Cars parked right up against intersections also block visibility for pedestrians and drivers to see each other, especially children, so officials plan to cut two-four private vehicle storage spots per block at corners and replace them with curb extensions, a street design known as daylighting.

The agency's new redesign includes protected bike lanes going north and south on Kingston and Brooklyn, along with a loop of separated cycle paths around George Wingate High School.

The sections of Brooklyn and Kingston avenues along the George Wingate school's campus, between Rutland Road and Winthrop Street, will be two-way bike paths, creating a safe way to cycle around the entire facility.

The agency also proposed unprotected east-west bike lanes on Rutland Road and Fenimore Street, connecting west from Brooklyn Avenue to Flatbush Avenue.

One local voiced support for the project as well, saying it would make him feel safe on his commute.

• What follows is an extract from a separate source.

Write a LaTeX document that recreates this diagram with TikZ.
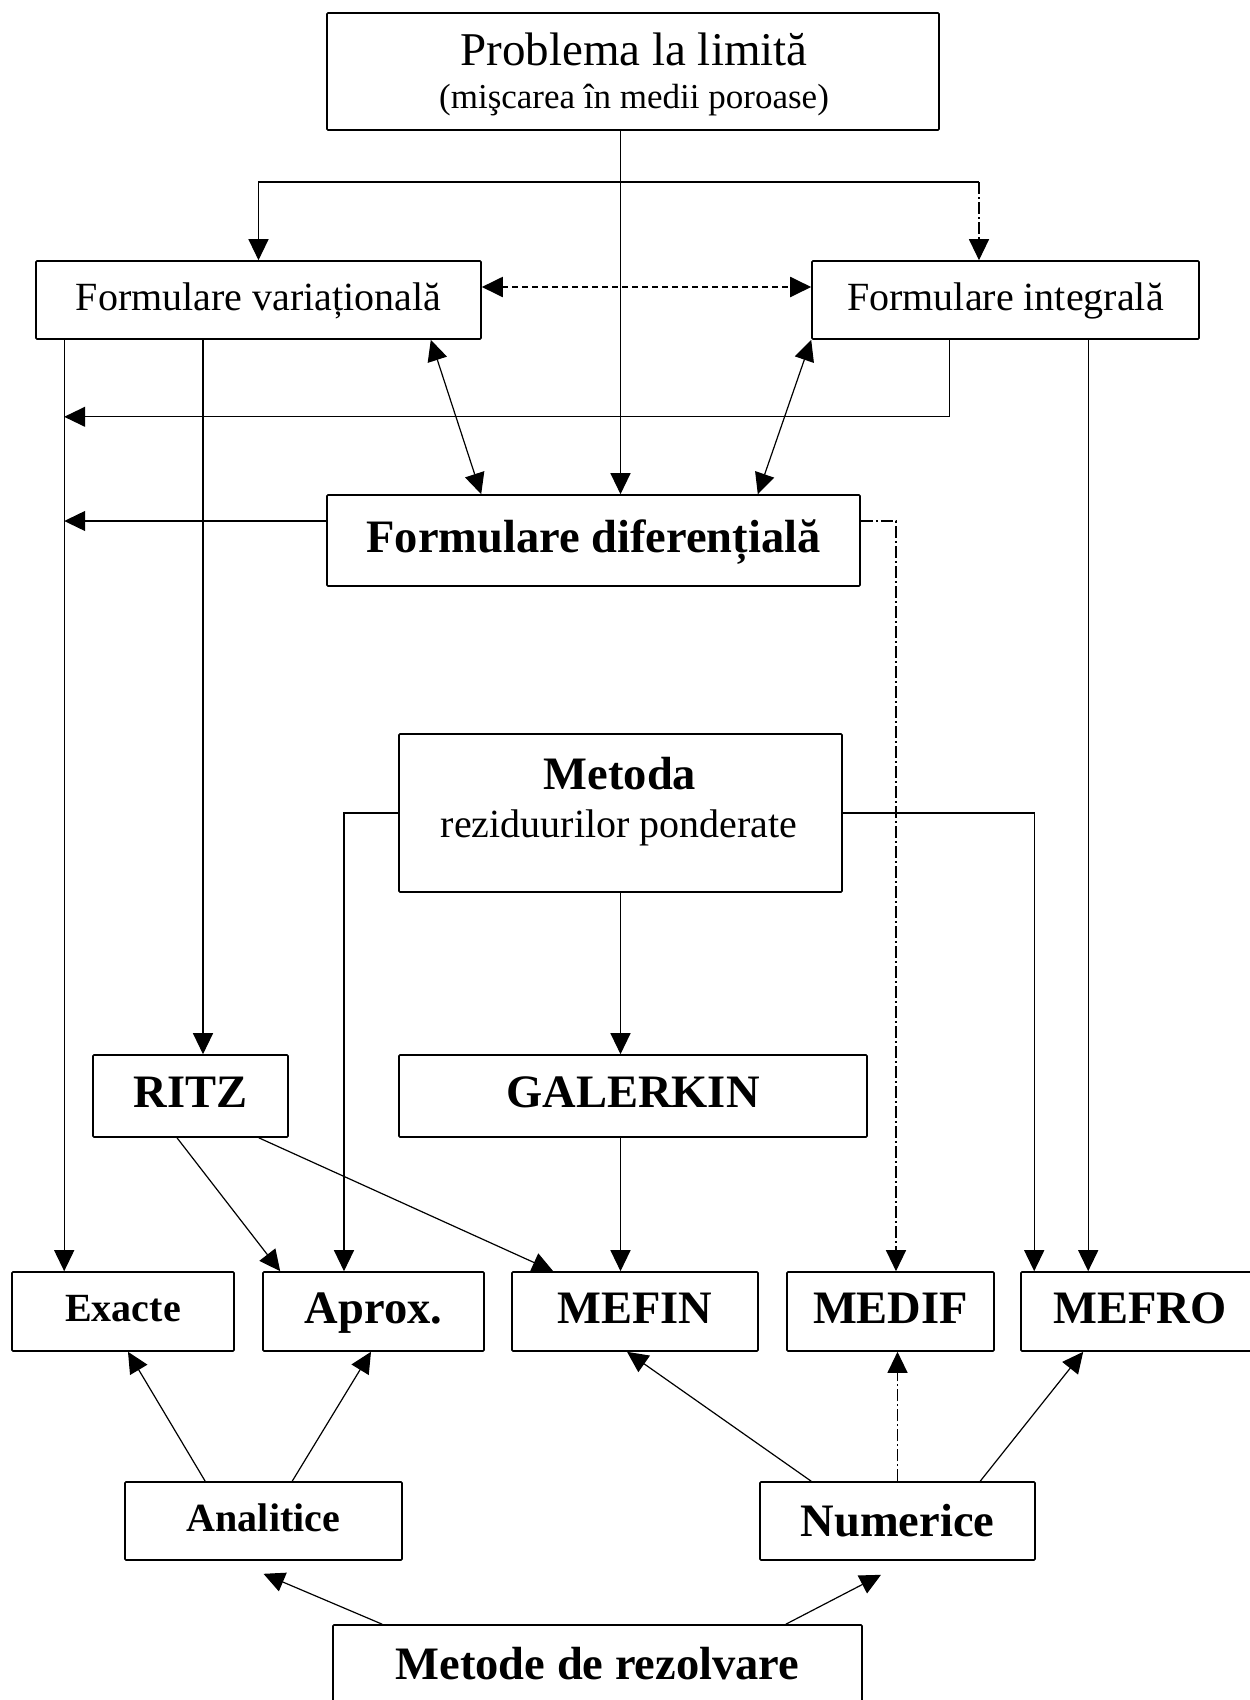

"As a construction worker who often is working in Brooklyn, I’m biking early in the morning, in the dark in the winter, and having a protected bike lane feels very important to my safety and my co-workers’ and union brothers’ safety," said Charlie Cauman-White.

DOT officials hope to start the work in 2025, though it is not clear what the final plan will be.

The city's safe streets projects have long focused on wealthier and whiter parts of the city during the first decade of the Vision Zero initiative, a Transportation Alternatives report found earlier this year, but DOT Commissioner Ydanis Rodriguez has emphasized that he wants to redesign streets in more working-class communities of color as well.

The agency has started rolling out protected bike lanes in neighborhoods like East New York and parts of the Bronx, a borough where new bike lane mileage has steadily increased from 5.2 miles in 2019 to 26 miles last year, including 10 miles of protected paths, according to DOT.